■ **WORK TO DO**
Repeat, exactly and only, the lines from the beginning of the data through the line with "import plotly.graph_objects as go". Pictures are left out.

═════ DATASET SECTION

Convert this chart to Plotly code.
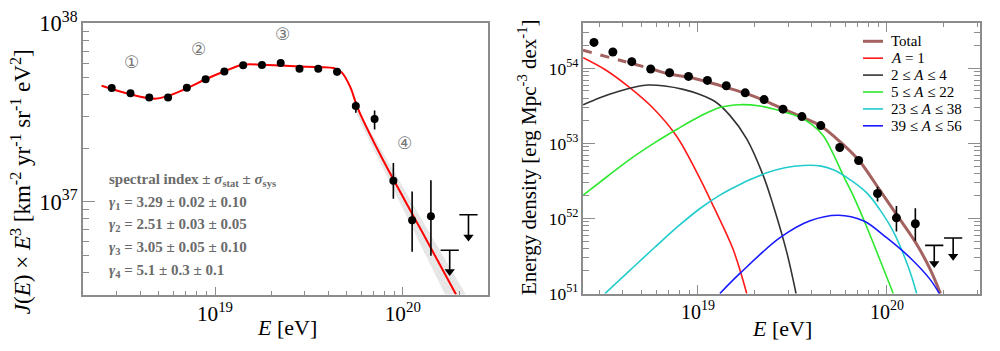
import numpy as np
import plotly.graph_objects as go

# ---------------- Left panel: spectrum J(E) x E^3 ----------------
logE_bins = [18.45, 18.55, 18.65, 18.75, 18.85, 18.95, 19.05, 19.15, 19.25,
             19.35, 19.45, 19.55, 19.65, 19.75, 19.85, 19.95, 20.05, 20.15]
spec = [4.34e37, 4.06e37, 3.85e37, 3.85e37, 4.36e37, 4.87e37, 5.38e37, 5.83e37, 5.85e37,
        6.00e37, 5.57e37, 5.57e37, 5.36e37, 3.44e37, 2.91e37, 1.31e37, 7.87e36, 8.28e36]
spec_hi = [4.34e37, 4.06e37, 3.85e37, 3.85e37, 4.36e37, 4.87e37, 5.38e37, 5.83e37, 5.85e37,
           6.00e37, 5.57e37, 5.57e37, 5.62e37, 3.65e37, 3.25e37, 1.65e37, 1.14e37, 1.32e37]
spec_lo = [4.34e37, 4.06e37, 3.85e37, 3.85e37, 4.36e37, 4.87e37, 5.38e37, 5.83e37, 5.85e37,
           6.00e37, 5.57e37, 5.57e37, 5.11e37, 3.16e37, 2.54e37, 1.04e37, 5.24e36, 4.97e36]
spec_ul_logE = [20.25, 20.35]
spec_ul_top = [5.34e36, 8.45e36]
spec_ul_head = [4.06e36, 6.34e36]

fit_logE = [18.396, 18.546, 18.680, 18.746, 18.847, 18.947, 19.048, 19.148, 19.249, 19.350,
            19.449, 19.550, 19.639, 19.675, 19.719, 19.762, 19.879, 20.092, 20.284]
fit_logY = [37.651, 37.604, 37.578, 37.592, 37.635, 37.686, 37.731, 37.769, 37.769, 37.764,
            37.759, 37.755, 37.748, 37.726, 37.647, 37.521, 37.266, 36.852, 36.479]

band_logE = [19.75, 19.80, 19.90, 20.00, 20.10, 20.20, 20.30, 20.40]
band_hi = [3.40e37, 2.79e37, 1.84e37, 1.22e37, 8.07e36, 5.27e36, 3.49e36, 2.31e36]
band_lo = [3.18e37, 2.45e37, 1.50e37, 9.14e36, 5.58e36, 3.40e36, 2.08e36, 1.27e36]

# ---------------- Right panel: energy density ----------------
dens = [2.22e54, 1.65e54, 1.23e54, 9.80e53, 8.75e53, 7.81e53, 6.91e53, 5.88e53, 4.72e53,
        3.84e53, 2.86e53, 2.28e53, 1.73e53, 8.83e52, 5.93e52, 2.15e52, 1.02e52, 8.50e51]
dens_hi = [2.22e54, 1.65e54, 1.23e54, 9.80e53, 8.75e53, 7.81e53, 6.91e53, 5.88e53, 4.72e53,
           3.84e53, 2.86e53, 2.28e53, 1.73e53, 8.83e52, 5.93e52, 2.64e52, 1.47e52, 1.37e52]
dens_lo = [2.22e54, 1.65e54, 1.23e54, 9.80e53, 8.75e53, 7.81e53, 6.91e53, 5.88e53, 4.72e53,
           3.84e53, 2.86e53, 2.28e53, 1.73e53, 8.83e52, 5.93e52, 1.68e52, 6.70e51, 5.06e51]
dens_ul_logE = [20.25, 20.35]
dens_ul_top = [4.39e51, 5.50e51]
dens_ul_head = [2.51e51, 3.15e51]

total_dash_logE = [18.392, 18.545, 18.645, 18.746]
total_dash_logY = [54.242, 54.137, 54.068, 54.000]
total_logE = [18.746, 18.847, 18.947, 19.048, 19.148, 19.249, 19.349, 19.450, 19.552,
              19.653, 19.753, 19.853, 19.910, 19.963, 20.054, 20.157, 20.228, 20.283]
total_logY = [54.000, 53.926, 53.884, 53.822, 53.748, 53.670, 53.575, 53.460, 53.349,
              53.226, 53.020, 52.769, 52.572, 52.374, 52.041, 51.658, 51.325, 51.000]

a1_logE = [18.393, 18.508, 18.631, 18.757, 18.889, 19.000, 19.079, 19.185, 19.258]
a1_logY = [54.143, 53.985, 53.760, 53.485, 53.090, 52.584, 52.177, 51.596, 51.000]

a2_logE = [18.393, 18.481, 18.587, 18.667, 18.735, 18.825, 18.922, 19.011, 19.090, 19.169,
           19.258, 19.346, 19.398, 19.469, 19.519]
a2_logY = [53.514, 53.609, 53.699, 53.751, 53.778, 53.765, 53.720, 53.652, 53.559, 53.374,
           53.062, 52.568, 52.177, 51.559, 51.000]

a3_logE = [18.393, 18.517, 18.640, 18.772, 18.889, 19.011, 19.116, 19.222, 19.328, 19.434,
           19.540, 19.603, 19.663, 19.714, 19.769, 19.831, 19.894, 19.963, 20.033]
a3_logY = [52.312, 52.553, 52.788, 53.010, 53.189, 53.362, 53.479, 53.516, 53.498, 53.436,
           53.349, 53.251, 53.102, 52.868, 52.572, 52.251, 51.880, 51.448, 51.000]

a4_logE = [18.508, 18.640, 18.772, 18.905, 19.011, 19.116, 19.222, 19.293, 19.364, 19.460,
           19.557, 19.646, 19.716, 19.787, 19.893, 19.963, 20.033, 20.113, 20.157]
a4_logY = [51.000, 51.309, 51.617, 51.917, 52.133, 52.312, 52.454, 52.535, 52.609, 52.677,
           52.707, 52.701, 52.649, 52.547, 52.341, 52.115, 51.827, 51.353, 51.000]

a5_logE = [19.116, 19.222, 19.434, 19.593, 19.742, 19.875, 19.998, 20.122, 20.228, 20.277]
a5_logY = [51.000, 51.268, 51.744, 51.970, 52.044, 51.970, 51.744, 51.477, 51.189, 51.000]

legend_names = ["Total", "<i>A</i> = 1", "2 ≤ <i>A</i> ≤ 4", "5 ≤ <i>A</i> ≤ 22",
                "23 ≤ <i>A</i> ≤ 38", "39 ≤ <i>A</i> ≤ 56"]
comp_colors = ["#a3625f", "#ff1a1a", "#333333", "#2ee82e", "#22cccc", "#1a1aff"]

index_lines = ["<b>spectral index ± <i>σ</i><sub>stat</sub> ± <i>σ</i><sub>sys</sub></b>",
               "<b><i>γ</i><sub>1</sub> = 3.29 ± 0.02 ± 0.10</b>",
               "<b><i>γ</i><sub>2</sub> = 2.51 ± 0.03 ± 0.05</b>",
               "<b><i>γ</i><sub>3</sub> = 3.05 ± 0.05 ± 0.10</b>",
               "<b><i>γ</i><sub>4</sub> = 5.1 ± 0.3 ± 0.1</b>"]
region_labels = ["①", "②", "③", "④"]
region_logE = [18.556, 18.911, 19.361, 20.011]
region_logY = [37.786, 37.855, 37.939, 37.328]

SERIF = "Liberation Serif"
AX = "#8c8c8c"


def E(v):
    return 10 ** np.asarray(v, dtype=float)


fig = go.Figure()

# left: band
fig.add_trace(go.Scatter(x=E(band_logE), y=band_lo, mode="lines", line=dict(width=0),
                         showlegend=False, hoverinfo="skip", xaxis="x", yaxis="y"))
fig.add_trace(go.Scatter(x=E(band_logE), y=band_hi, mode="lines", line=dict(width=0),
                         fill="tonexty", fillcolor="rgba(200,200,200,0.4)",
                         fillpattern=dict(shape="x", fgcolor="rgba(160,160,160,0.45)", size=4, solidity=0.2),
                         showlegend=False, hoverinfo="skip", xaxis="x", yaxis="y"))
# left: fit
fig.add_trace(go.Scatter(x=E(fit_logE), y=E(fit_logY), mode="lines", line=dict(color="#ff0000", width=2, shape="spline"),
                         showlegend=False, xaxis="x", yaxis="y"))
# left: points
spec_a = np.array(spec)
fig.add_trace(go.Scatter(x=E(logE_bins), y=spec, mode="markers", marker=dict(color="black", size=8),
                         error_y=dict(type="data", symmetric=False, array=np.array(spec_hi) - spec_a,
                                      arrayminus=spec_a - np.array(spec_lo), width=0, thickness=1.6, color="black"),
                         showlegend=False, xaxis="x", yaxis="y"))
fig.add_trace(go.Scatter(x=E(spec_ul_logE), y=spec_ul_top, mode="markers",
                         marker=dict(symbol="line-ew", size=13, line=dict(width=1.6, color="black")),
                         error_y=dict(type="data", symmetric=False, array=[0, 0],
                                      arrayminus=np.array(spec_ul_top) - np.array(spec_ul_head),
                                      width=0, thickness=1.6, color="black"),
                         showlegend=False, xaxis="x", yaxis="y"))
fig.add_trace(go.Scatter(x=E(spec_ul_logE), y=spec_ul_head, mode="markers",
                         marker=dict(symbol="triangle-down", size=9, color="black"),
                         showlegend=False, xaxis="x", yaxis="y"))

# right: components
comps = [(a1_logE, a1_logY), (a2_logE, a2_logY), (a3_logE, a3_logY), (a4_logE, a4_logY), (a5_logE, a5_logY)]
fig.add_trace(go.Scatter(x=E(total_dash_logE), y=E(total_dash_logY), mode="lines",
                         line=dict(color=comp_colors[0], width=3, dash="dash", shape="spline"),
                         showlegend=False, xaxis="x2", yaxis="y2"))
fig.add_trace(go.Scatter(x=E(total_logE), y=E(total_logY), mode="lines", name="Total",
                         line=dict(color=comp_colors[0], width=3, shape="spline"),
                         showlegend=False, xaxis="x2", yaxis="y2"))
for i, (lx, ly) in enumerate(comps):
    fig.add_trace(go.Scatter(x=E(lx), y=E(ly), mode="lines", name=legend_names[i + 1],
                             line=dict(color=comp_colors[i + 1], width=1.6, shape="spline"),
                             showlegend=False, xaxis="x2", yaxis="y2"))
dens_a = np.array(dens)
fig.add_trace(go.Scatter(x=E(logE_bins), y=dens, mode="markers", marker=dict(color="black", size=9),
                         error_y=dict(type="data", symmetric=False, array=np.array(dens_hi) - dens_a,
                                      arrayminus=dens_a - np.array(dens_lo), width=0, thickness=1.6, color="black"),
                         showlegend=False, xaxis="x2", yaxis="y2"))
fig.add_trace(go.Scatter(x=E(dens_ul_logE), y=dens_ul_top, mode="markers",
                         marker=dict(symbol="line-ew", size=13, line=dict(width=1.6, color="black")),
                         error_y=dict(type="data", symmetric=False, array=[0, 0],
                                      arrayminus=np.array(dens_ul_top) - np.array(dens_ul_head),
                                      width=0, thickness=1.6, color="black"),
                         showlegend=False, xaxis="x2", yaxis="y2"))
fig.add_trace(go.Scatter(x=E(dens_ul_logE), y=dens_ul_head, mode="markers",
                         marker=dict(symbol="triangle-down", size=9, color="black"),
                         showlegend=False, xaxis="x2", yaxis="y2"))


def axis(domain, rng, anchor, mirror, fsize, major_len, minor_len):
    return dict(domain=domain, range=rng, anchor=anchor, type="log", dtick=1,
                exponentformat="power", showexponent="all", ticklabeloverflow="allow",
                showline=True, linecolor=AX, linewidth=1.6, mirror=mirror,
                ticks="inside", ticklen=major_len, tickwidth=1, tickcolor=AX,
                minor=dict(ticks="inside", ticklen=minor_len, tickwidth=1, tickcolor=AX, dtick="D1", showgrid=False),
                showgrid=False, zeroline=False,
                tickfont=dict(family=SERIF, size=fsize, color="black"))


fig.update_layout(
    width=1000, height=351, margin=dict(l=0, r=0, t=0, b=0),
    paper_bgcolor="white", plot_bgcolor="white",
    xaxis=axis([0.083, 0.488], [18.297, 20.454], "y", True, 17, 8, 4),
    yaxis=axis([0.1425, 0.9744], [36.479, 38.001], "x", True, 18, 12, 6),
    xaxis2=axis([0.583, 0.980], [18.392, 20.492], "y2", "ticks", 16, 9, 4),
    yaxis2=axis([0.1453, 0.9744], [50.999, 54.6], "x2", "ticks", 14, 12, 6),
    showlegend=False,
)

ann = []
shapes = []
# axis titles
ann.append(dict(text="<i>J</i>(<i>E</i>) × <i>E</i><sup>3</sup> [km<sup>-2</sup> yr<sup>-1</sup> sr<sup>-1</sup> eV<sup>2</sup>]",
                x=0.021, y=1 - 180 / 351, xref="paper", yref="paper", textangle=-90, showarrow=False,
                font=dict(family=SERIF, size=23, color="black"), xanchor="center", yanchor="middle"))
ann.append(dict(text="<i>E</i> [eV]", x=0.287, y=1 - 337 / 351, xref="paper", yref="paper", showarrow=False,
                font=dict(family=SERIF, size=22, color="black"), xanchor="center", yanchor="middle"))
ann.append(dict(text="Energy density [erg Mpc<sup>-3</sup> dex<sup>-1</sup>]",
                x=0.527, y=1 - 153 / 351, xref="paper", yref="paper", textangle=-90, showarrow=False,
                font=dict(family=SERIF, size=21, color="black"), xanchor="center", yanchor="middle"))
ann.append(dict(text="<i>E</i> [eV]", x=0.782, y=1 - 338 / 351, xref="paper", yref="paper", showarrow=False,
                font=dict(family=SERIF, size=22, color="black"), xanchor="center", yanchor="middle"))
# spectral index block
rows_y = [178, 202, 226.5, 250.5, 275.5]
for t, yy in zip(index_lines, rows_y):
    ann.append(dict(text=t, x=0.107, y=1 - yy / 351, xref="paper", yref="paper", showarrow=False,
                    font=dict(family=SERIF, size=15, color="#6b6b6b"), xanchor="left", yanchor="middle"))
for t, lx, ly in zip(region_labels, region_logE, region_logY):
    ann.append(dict(text=t, x=lx, y=ly, xref="x", yref="y", showarrow=False,
                    font=dict(family="DejaVu Sans", size=17, color="#777777"), xanchor="center", yanchor="middle"))

# legend (drawn inside right panel)
legend_rows = [28.3, 46.5, 64.7, 82.9, 101.1, 119.3]
for i, (name, col, yy) in enumerate(zip(legend_names, comp_colors, legend_rows)):
    yp = 1 - yy / 351
    shapes.append(dict(type="line", xref="paper", yref="paper", x0=0.863, x1=0.883, y0=yp, y1=yp,
                       line=dict(color=col, width=3 if i == 0 else 1.6)))
    ann.append(dict(text=name, x=0.889, y=yp, xref="paper", yref="paper", showarrow=False,
                    font=dict(family=SERIF, size=15, color="black"), xanchor="left", yanchor="middle"))

fig.update_layout(annotations=ann, shapes=shapes)

fig.write_html("out.html")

══════════

■ **WRITTEN RESPONSE**
Convert this chart to Plotly code.
import numpy as np
import plotly.graph_objects as go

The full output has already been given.